Charlton made an operating loss of £7.4m in the 2012/13 season - a marginal improvement of £69,000 on the previous year following promotion from League One.
A £1.7m profit on the disposal of players - up from £1.0m in 2011/12 - helped reduced the club’s overall loss for the year to £6.0m, compared to £6.8m in 2011/12.
However, by June 2013 the club owed parent company Baton 2010 Limited £18.4m - an increase of more than £9m on a year earlier.

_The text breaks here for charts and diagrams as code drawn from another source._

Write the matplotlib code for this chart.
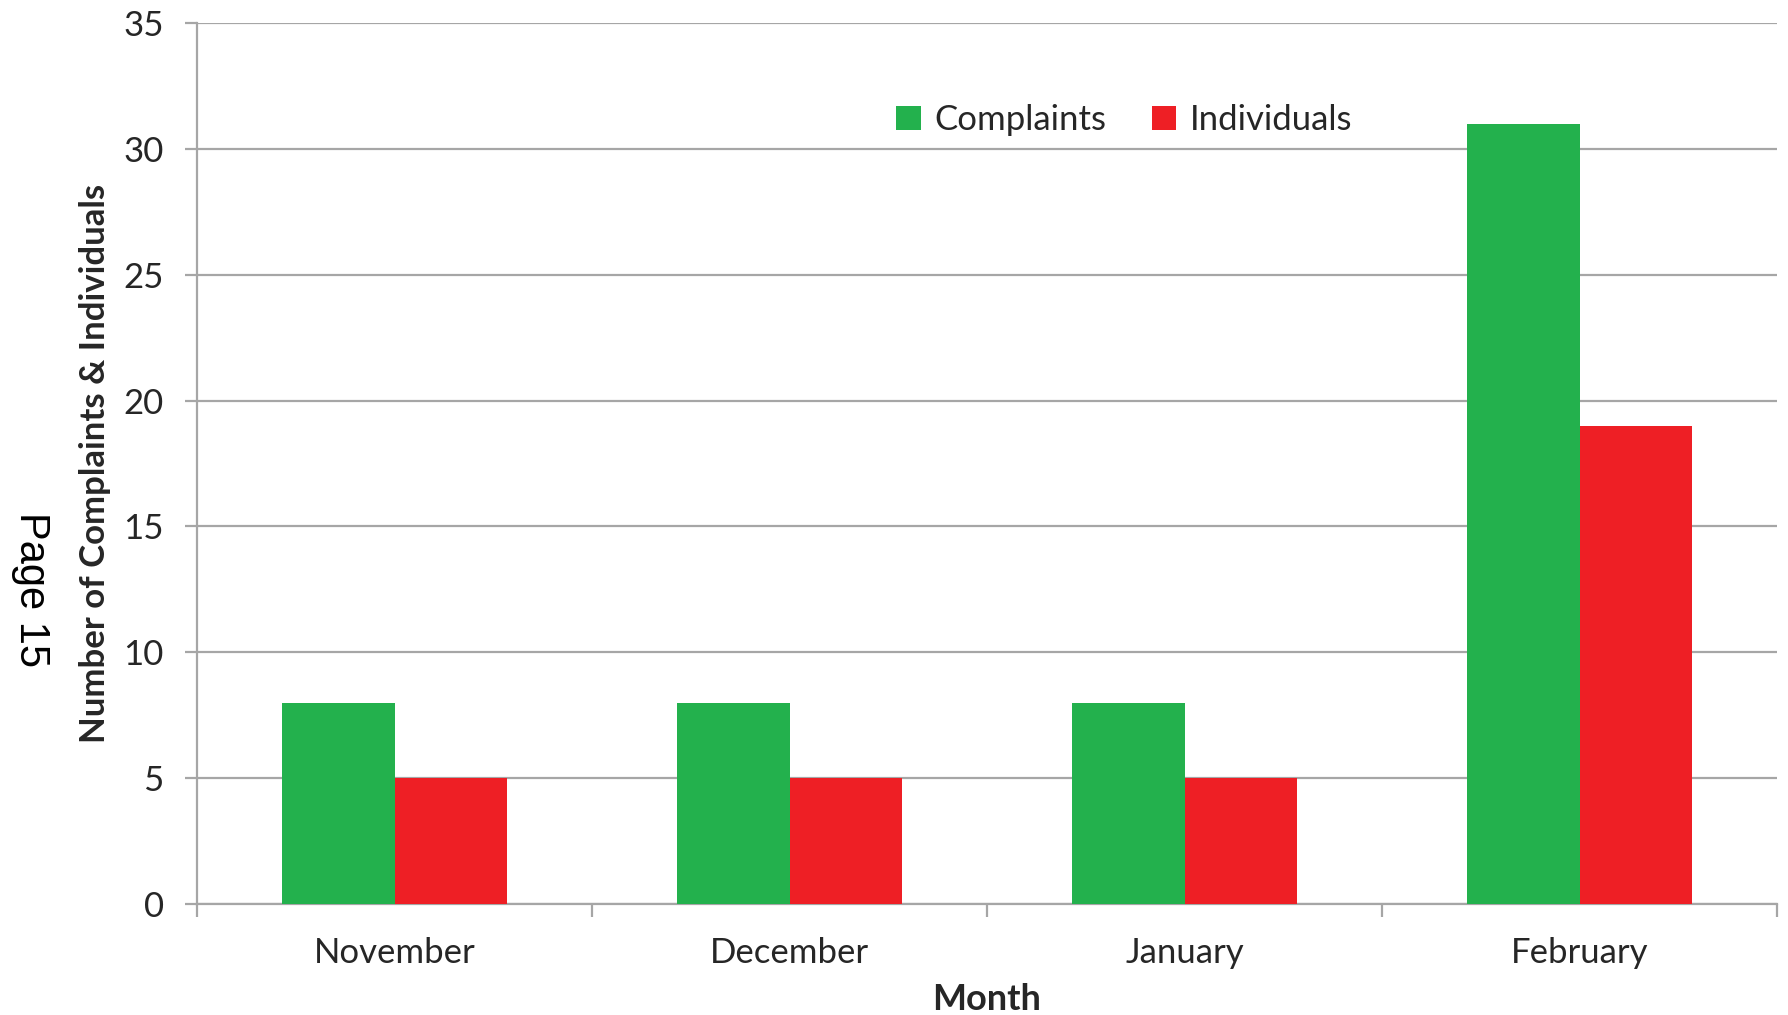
import matplotlib
matplotlib.use("Agg")
import matplotlib.pyplot as plt
import numpy as np

# 数据
months = ["November", "December", "January", "February"]
complaints = [8, 8, 8, 31]
individuals = [5, 5, 5, 19]
yTicks = [0, 5, 10, 15, 20, 25, 30, 35]

plt.rcParams['font.family'] = ['Lato', 'DejaVu Sans']

GREEN = '#23B14D'
RED = '#EE1F25'
GRID = '#A6A6A6'
TXT = '#262626'

fig = plt.figure(figsize=(17.88, 10.15), dpi=100)
ax = fig.add_axes([197/1788, 1-904/1015, (1777-197)/1788, (904-23)/1015])

x = np.arange(len(months))
w = 0.286
ax.bar(x - w/2, complaints, w, color=GREEN, label='Complaints', zorder=3)
ax.bar(x + w/2, individuals, w, color=RED, label='Individuals', zorder=3)

ax.set_xlim(-0.5, len(months) - 0.5)
ax.set_ylim(0, 35)
ax.set_yticks(yTicks)
ax.yaxis.grid(True, color=GRID, lw=1.6, zorder=0)
ax.set_axisbelow(True)

for s in ['top', 'right']:
	ax.spines[s].set_visible(False)
for s in ['left', 'bottom']:
	ax.spines[s].set_color(GRID)
	ax.spines[s].set_linewidth(1.6)

##x轴: 类别之间画刻度
ax.set_xticks(x)
ax.set_xticklabels(months)
ax.set_xticks(np.arange(len(months) + 1) - 0.5, minor=True)
ax.tick_params(axis='x', which='major', length=0, pad=24, labelsize=25, labelcolor=TXT)
ax.tick_params(axis='x', which='minor', length=9, width=1.6, color=GRID, direction='out')
ax.tick_params(axis='y', length=9, width=1.6, color=GRID, pad=15, labelsize=25, labelcolor=TXT)

fig.text(987/1788, 1-1000/1015, 'Month', fontsize=26, fontweight='bold', color=TXT, ha='center', va='center')
fig.text(95/1788, 1-463/1015, 'Number of Complaints & Individuals', fontsize=25, fontweight='bold',
	color=TXT, rotation=90, ha='center', va='center')
fig.text(31/1788, 1-590/1015, 'Page 15', fontsize=30, family='Liberation Sans', color='black',
	rotation=-90, ha='center', va='center')

leg = ax.legend(loc='center', bbox_to_anchor=(0.587, 0.89), ncol=2, frameon=False, fontsize=25,
	handlelength=0.7, handleheight=0.7, handletextpad=0.4, columnspacing=1.3)
for t in leg.get_texts():
	t.set_color(TXT)

fig.savefig('out.png', dpi=100)
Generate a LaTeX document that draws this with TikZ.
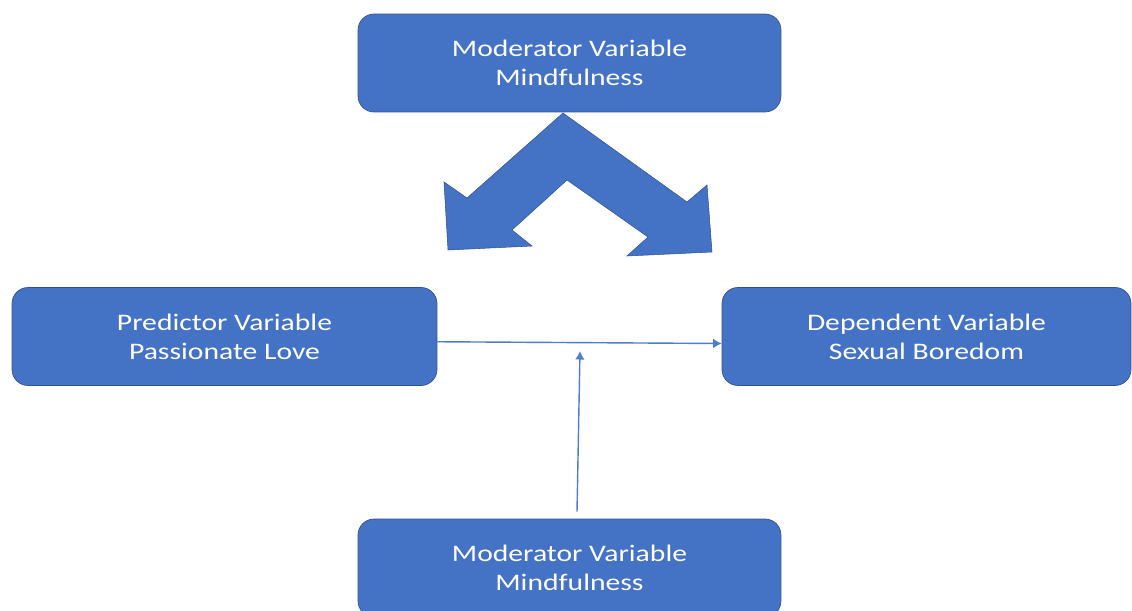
\documentclass[tikz,border=0pt]{standalone}
\usepackage{fontspec}
\setmainfont{Carlito}[FakeStretch=1.25]
\usepackage{tikz}
\usetikzlibrary{arrows.meta}
\usepackage{xcolor}
\definecolor{boxblue}{RGB}{68,114,196}
\definecolor{boxline}{RGB}{47,82,143}
\definecolor{arrowblue}{RGB}{78,124,206}

\begin{document}
\begin{tikzpicture}[x=0.02cm, y=-0.02cm,
		varbox/.style={draw=boxline, fill=boxblue, rounded corners=0.32cm, text=white, align=center,
			minimum height=1.96cm, font=\fontsize{13.5}{16.5}\selectfont},
		thinarrow/.style={arrowblue, line width=0.8pt, -{Latex[length=0.17cm, width=0.19cm]}}]
		\useasboundingbox (0,0) rectangle (1132,611);
		\clip (0,0) rectangle (1132,611);
		\node[varbox, minimum width=8.46cm] (modtop) at (569.5,63) {Moderator Variable\\Mindfulness};
		\node[varbox, minimum width=8.5cm] (pred) at (224.5,336.5) {Predictor Variable\\Passionate Love};
		\node[varbox, minimum width=8.18cm] (dep) at (926.5,336.5) {Dependent Variable\\Sexual Boredom};
		\node[varbox, minimum width=8.46cm] (modbot) at (569.5,568) {Moderator Variable\\Mindfulness};
%		two headed bent arrow under the top box
		\draw[boxline, fill=boxblue, line width=0.3pt] (563,113) -- (467,198) -- (444,182) -- (448,250)
			-- (532,246) -- (512,230) -- (567,180) -- (648,237) -- (627,256) -- (712,252)
			-- (707,185) -- (687,202) -- cycle;
		\coordinate (mid) at (580,351);
		\draw[thinarrow] ([yshift=-0.105cm]pred.east) -- ([yshift=-0.14cm]dep.west);
		\draw[thinarrow] ([xshift=0.15cm, yshift=0.14cm]modbot.north) -- (mid);
	\end{tikzpicture}
\end{document}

Against this bank loans and overdrafts reduced from £6.4m in 2012 to £4.8m in 2013.
The figures are disclosed in the annual company return recently lodged at Companies House and now available for public inspection.
They are in line with the information published by Voice of The Valley last autumn following the leaking of the due diligence report being used to offer the club to potential purchasers, although these included budget predictions for the fourth quarter.

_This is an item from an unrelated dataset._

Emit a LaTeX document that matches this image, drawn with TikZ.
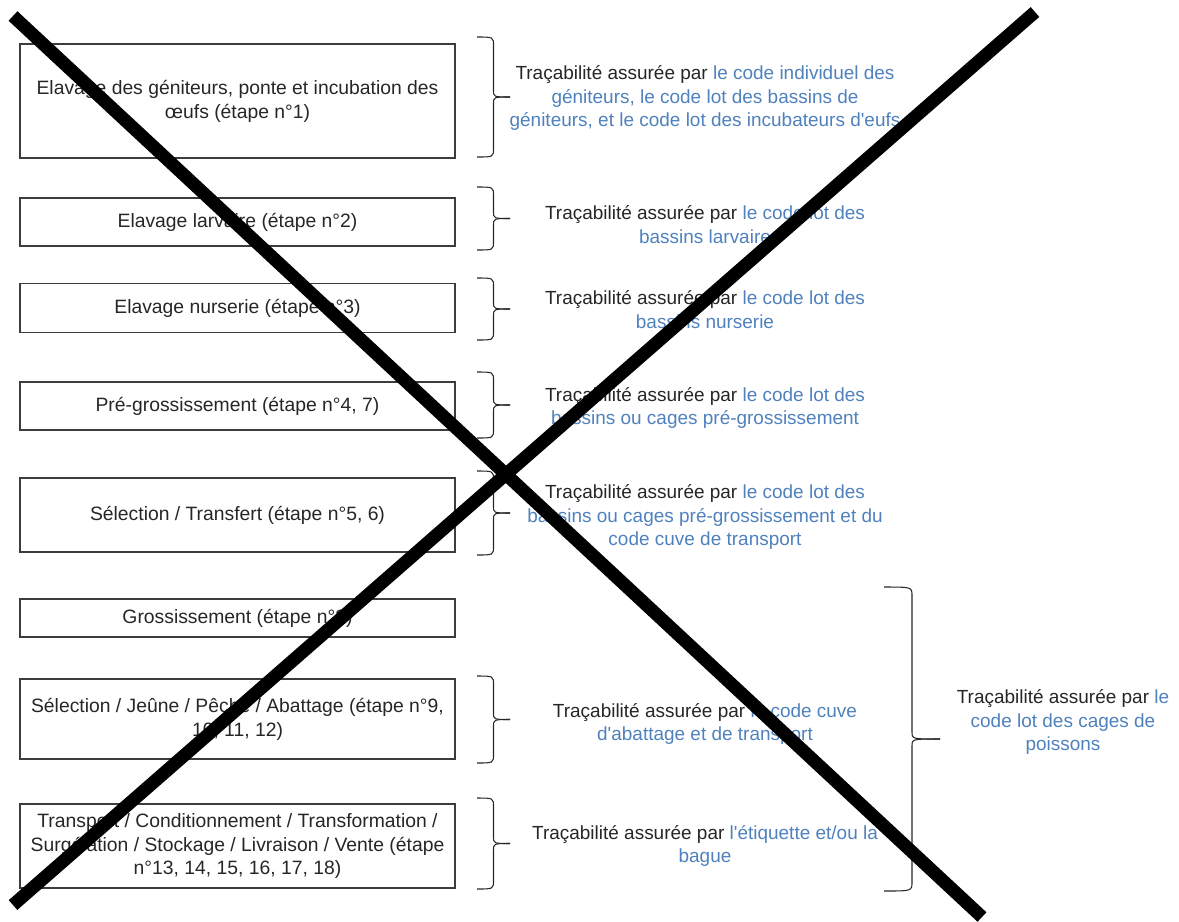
\documentclass[tikz,border=0pt]{standalone}
\usepackage{fontspec}
\setmainfont{Liberation Sans}
\definecolor{codeblue}{RGB}{79,129,189}
\definecolor{boxgray}{RGB}{60,60,60}
\tikzset{
  etape/.style={draw=boxgray, line width=0.8pt, minimum width=8.7cm, align=center, inner sep=2pt, text=black!85, font=\fontsize{11}{13.6}\selectfont}, % the steps on the left
  trace/.style={align=center, text=codeblue, font=\fontsize{10.8}{13.6}\selectfont}, % the texts on the right
  accolade/.style={line width=0.6pt, black!85},
  croix/.style={line width=7.4pt},
}
\newcommand{\assure}{{\color{black!85}Traçabilité assurée par} }
\newcommand{\apos}{\textquotesingle{}}
% bracket with a pointer: x, top, bottom, depth
\newcommand{\crochet}[4]{%
  \draw[accolade] (#1,#2) .. controls ({#1+0.5*#4},#2) .. ({#1+0.5*#4},{#2+9})
    -- ({#1+0.5*#4},{(#2+#3)/2-7}) .. controls ({#1+0.5*#4},{(#2+#3)/2}) .. ({#1+#4},{(#2+#3)/2});
  \draw[accolade] (#1,#3) .. controls ({#1+0.5*#4},#3) .. ({#1+0.5*#4},{#3-9})
    -- ({#1+0.5*#4},{(#2+#3)/2+7}) .. controls ({#1+0.5*#4},{(#2+#3)/2}) .. ({#1+#4},{(#2+#3)/2});
}

\begin{document}
\begin{tikzpicture}[x=0.02cm, y=-0.02cm]
  \useasboundingbox (0,0) rectangle (1179,921);

  % steps
  \node[etape, minimum height=2.28cm] (e1) at (237.5,101) {Elavage des géniteurs, ponte et incubation des\\œufs (étape n°1)};
  \node[etape, minimum height=0.96cm] (e2) at (237.5,222) {Elavage larvaire (étape n°2)};
  \node[etape, minimum height=0.98cm] (e3) at (237.5,308) {Elavage nurserie (étape n°3)};
  \node[etape, minimum height=0.96cm] (e4) at (237.5,406) {Pré-grossissement (étape n°4, 7)};
  \node[etape, minimum height=1.48cm] (e5) at (237.5,515) {Sélection / Transfert (étape n°5, 6)};
  \node[etape, minimum height=0.76cm] (e6) at (237.5,618) {Grossissement (étape n°8)};
  \node[etape, minimum height=1.6cm] (e7) at (237.5,719) {Sélection / Jeûne / Pêche / Abattage (étape n°9,\\10, 11, 12)};
  \node[etape, minimum height=1.68cm] (e8) at (237.5,846) {Transport / Conditionnement / Transformation /\\Surgélation / Stockage / Livraison / Vente (étape\\n°13, 14, 15, 16, 17, 18)};

  % traceability
  \node[trace] (t1) at (705,98) {\assure le code individuel des\\géniteurs, le code lot des bassins de\\géniteurs, et le code lot des incubateurs d\apos eufs};
  \node[trace] (t2) at (705,225) {\assure le code lot des\\bassins larvaire};
  \node[trace] (t3) at (705,310) {\assure le code lot des\\bassins nurserie};
  \node[trace] (t4) at (705,408) {\assure le code lot des\\bassins ou cages pré-grossissement};
  \node[trace] (t5) at (705,517) {\assure le code lot des\\bassins ou cages pré-grossissement et du\\code cuve de transport};
  \node[trace] (t7) at (705,724) {\assure le code cuve\\d\apos abattage et de transport};
  \node[trace] (t8) at (705,846) {\assure l\apos étiquette et/ou la\\bague};
  \node[trace] (t9) at (1063,722) {\assure le\\code lot des cages de\\poissons};

  % braces
  \crochet{477}{37}{157}{33}
  \crochet{477}{187}{250}{33}
  \crochet{477}{278}{340}{33}
  \crochet{477}{372}{438}{33}
  \crochet{477}{471}{555}{33}
  \crochet{477}{676}{763}{33}
  \crochet{477}{798}{889}{33}
  \crochet{884}{587}{891}{56}

  % the cross
  \coordinate (hg) at (13,16);
  \coordinate (bd) at (982,917);
  \coordinate (bg) at (13,905);
  \coordinate (hd) at (1035,12);
  \draw[croix] (hg) -- (bd);
  \draw[croix] (bg) -- (hd);
\end{tikzpicture}
\end{document}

The accounts disclose that the club has generated income from transfer fees (including contingency payments) of £570,000 in the current financial year (to January 17th, when they were signed off by the board), which will be substantially in respect of the sale of Jonjo Shelvey from Liverpool to Swansea.
The £1.7m in 2012/13 is attributed to contingent appearance payments from Shelvey, Robbie Elliott, Carl Jenkinson and - more unexpectedly - Frazer Richardson, who left The Valley in 2010 - as well as promotion clauses in the sale of Mark Hudson and Paddy McCarthy, and the transfers of youngsters Kasey Palmer and Ryan Huddart.

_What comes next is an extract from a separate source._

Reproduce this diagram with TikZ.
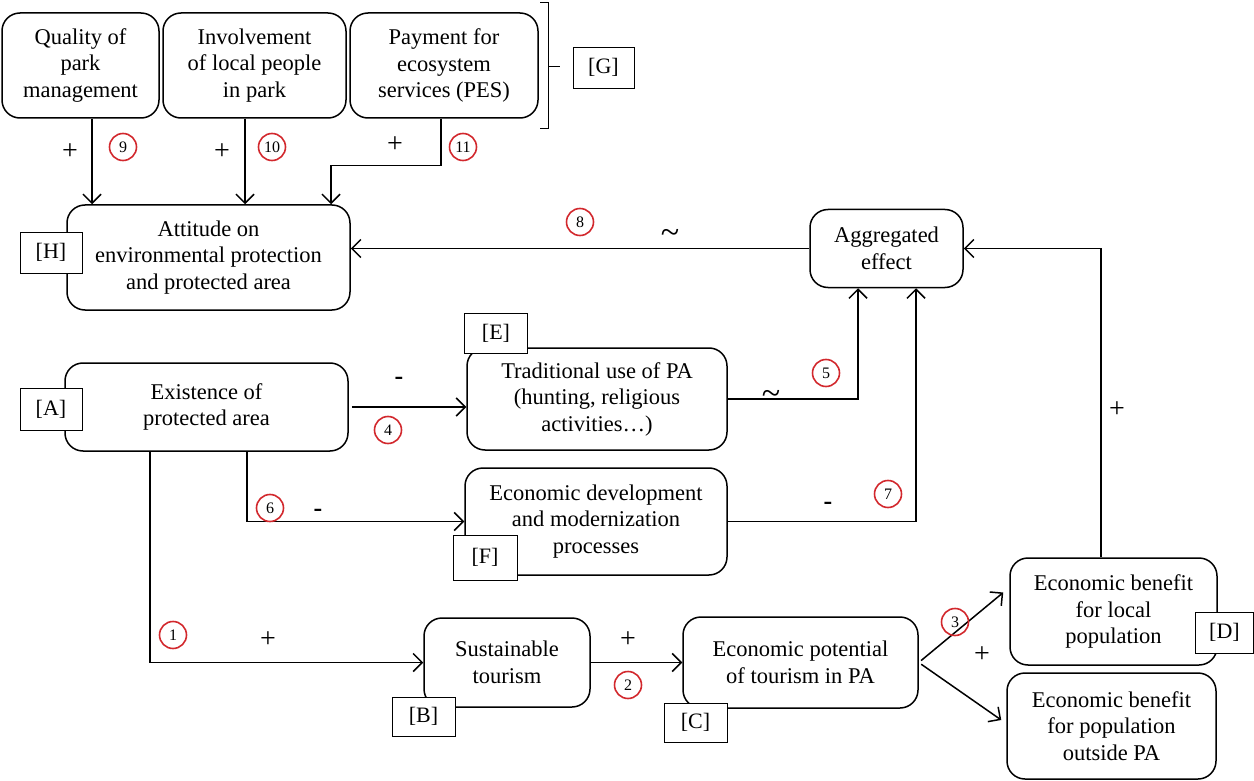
\documentclass[tikz,border=0pt]{standalone}
\usepackage{fontspec}
\setmainfont{Liberation Serif}
\usetikzlibrary{arrows.meta,calc}
\definecolor{numred}{RGB}{210,40,45}
\begin{document}
\begin{tikzpicture}[x=1pt,y=-1pt,
  box/.style={draw, rounded corners=18pt, line width=1.5pt, align=center, inner sep=0pt, fill=white,
    font=\fontsize{22.5}{26.5}\selectfont},
  tag/.style={draw, line width=0.8pt, fill=white, inner sep=0pt, font=\fontsize{22}{26}\selectfont},
  arr/.style={line width=1.5pt, -{Straight Barb[length=9pt,width=18pt,line width=1.5pt]}},
  num/.style={circle, draw=numred, line width=1.6pt, minimum size=27pt, inner sep=0pt,
    font=\fontsize{16}{16}\selectfont},
  sign/.style={inner sep=0pt, font=\fontsize{28}{28}\selectfont},
  tilde/.style={inner sep=0pt, font=\fontsize{34}{34}\selectfont},
  minus/.style={inner sep=0pt, font=\fontsize{26}{26}\bfseries}]
\useasboundingbox (0,0) rectangle (1254,781);
% main boxes
\node[box, minimum width=157pt, minimum height=105pt] (Q) at (80.5,65.5) {Quality of\\park\\management};
\node[box, minimum width=183pt, minimum height=105pt] (I) at (254.5,65.5) {Involvement\\of local people\\in park};
\node[box, minimum width=188pt, minimum height=105pt] (P) at (444,65.5) {Payment for\\ecosystem\\services (PES)};
\node[box, minimum width=283pt, minimum height=105pt] (H) at (208.5,257.5) {Attitude on\\environmental protection\\and protected area};
\node[box, minimum width=153pt, minimum height=78pt] (Agg) at (886.5,248.5) {Aggregated\\effect};
\node[box, minimum width=260pt, minimum height=102pt] (E) at (597,399) {Traditional use of PA\\(hunting, religious\\activities…)};
\node[box, minimum width=283pt, minimum height=88pt] (A) at (206.5,407) {Existence of\\protected area};
\node[box, minimum width=262pt, minimum height=107pt] (F) at (596,521.5) {Economic development\\and modernization\\processes};
\node[box, minimum width=166pt, minimum height=89pt] (B) at (507,662.5) {Sustainable\\tourism};
\node[box, minimum width=235pt, minimum height=91pt] (C) at (800.5,662.5) {Economic potential\\of tourism in PA};
\node[box, minimum width=207pt, minimum height=107pt] (D) at (1113.5,611.5) {Economic benefit\\for local\\population};
\node[box, minimum width=209pt, minimum height=106pt] (O) at (1111.5,726) {Economic benefit\\for population\\outside PA};
% tags
\node[tag, minimum width=61pt, minimum height=41pt] (tG) at (603.5,67.5) {[G]};
\node[tag, minimum width=62pt, minimum height=41pt] (tH) at (51,252.5) {[H]};
\node[tag, minimum width=63pt, minimum height=40pt] (tE) at (496,333) {[E]};
\node[tag, minimum width=62pt, minimum height=42pt] (tA) at (51,409) {[A]};
\node[tag, minimum width=64pt, minimum height=45pt] (tF) at (485,557.5) {[F]};
\node[tag, minimum width=63pt, minimum height=39pt] (tB) at (423.5,716.5) {[B]};
\node[tag, minimum width=63pt, minimum height=39pt] (tC) at (695.5,722.5) {[C]};
\node[tag, minimum width=58pt, minimum height=41pt] (tD) at (1224.5,632.5) {[D]};
% bracket
\coordinate (brT) at (540,2);
\coordinate (brB) at (540,128);
\coordinate (brM) at (548,66);
\draw[line width=0.8pt] (brT) -- ++(8,0) -- (548,128) -- (brB);
\draw[line width=0.8pt] (brM) -- ++(12,0);
% helper coordinates
\coordinate (x9) at (92,0);
\coordinate (x10) at (245,0);
\coordinate (x11a) at (441,0);
\coordinate (x11b) at (331,0);
\coordinate (x5) at (858,0);
\coordinate (x7) at (916,0);
\coordinate (xD) at (1101,0);
\coordinate (x6) at (247,0);
\coordinate (x1) at (150,0);
% connectors
\draw[arr] (Q.south -| x9) -- (H.north -| x9);
\draw[arr] (I.south -| x10) -- (H.north -| x10);
\draw[arr] (P.south -| x11a) -- ++(0,47) -| (H.north -| x11b);
\draw[arr] (Agg.west) -- (Agg.west -| H.east);
\draw[arr] (D.north -| xD) |- (Agg.east);
\draw[arr] (E.east) -| (Agg.south -| x5);
\draw[arr] (F.east) -| (Agg.south -| x7);
\draw[arr, shorten <=3pt] (A.east) -- (A.east -| E.west);
\draw[arr] (A.south -| x6) |- (F.west);
\draw[arr] (A.south -| x1) |- (B.west);
\draw[arr] (B.east) -- (C.west);
\draw[arr, shorten <=3pt] (C.east) -- ($(D.west)+(-6,-19)$);
\draw[arr, shorten <=3pt] (C.east) -- ($(O.west)+(-5,-6)$);
% signs
\node[sign] (s9) at (70,152) {+};
\node[sign] (s10) at (222,152) {+};
\node[sign] (s11) at (395,145) {+};
\node[tilde] (s8) at (670,236) {\textasciitilde};
\node[sign] (sD) at (1117,410) {+};
\node[tilde] (s5) at (771,397) {\textasciitilde};
\node[minus] (s7) at (828,506) {-};
\node[minus] (s4) at (399,381) {-};
\node[minus] (s6) at (318,513) {-};
\node[sign] (s1) at (268,640) {+};
\node[sign] (s2) at (628,640) {+};
\node[sign] (s3) at (982,655) {+};
% numbers
\node[num] (n9) at (123,147) {9};
\node[num] (n10) at (272,147) {10};
\node[num] (n11) at (463,147) {11};
\node[num] (n8) at (580,222) {8};
\node[num] (n5) at (826,373) {5};
\node[num] (n7) at (888,494) {7};
\node[num] (n4) at (388,430) {4};
\node[num] (n6) at (270,508) {6};
\node[num] (n1) at (173,635) {1};
\node[num] (n2) at (628,685) {2};
\node[num] (n3) at (955,622) {3};
\end{tikzpicture}
\end{document}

Turnover increased by £3.4m in 2012/13, of which £2.95m was increased central income from the higher TV and solidarity payments in the Championship.
Match day revenue was also up by 10 per cent, to £5.6m. Much of the increase, however, can be explained by the increase in the average number of away supporters between the two divisions. Given that season-ticket revenue climbed as numbers increased, home match ticket sales must have declined following promotion.
The report notes in particular a “small decrease” in programme income, which it attributes to supporters turning to new media for information.
Other commercial income fell by more than £400,000, which the report explains as a consequence of the franchising out of the club’s retail operation, meaning only the royalty received form Just Sports appears in the turnover of £1.4m.
It says that discounting retail there was growth of 5 per cent in such turnover, although this might still be considered modest against the background of the club returning to the higher division, with the increased media exposure and commercial opportunities that this brings.
Operating expenses were up £3.0m to £17.3m, reflecting the increase in player wages resulting from promotion. The total staff costs of £12.0m represented 101 per cent of turnover, as opposed to 104 per cent the previous year.
Nevertheless, there was almost no growth in non-football staff, which increased by one to 56, while the football side rose from 73 to 90, reflecting the increased numbers of academy support staff.
There was no change in the £4.4m due to former directors during the year, although the similar loan to Richard Murray reduced from £4.15m to £3.27m. Murray also continued to underwrite the overdraft of £800,000 at June 30th, 2013.
The report notes that the ultimate holding company is now Staprix NV, which is 95 per cent owned by Roland Duchatelet, although Baton 2010 remains the immediate parent company.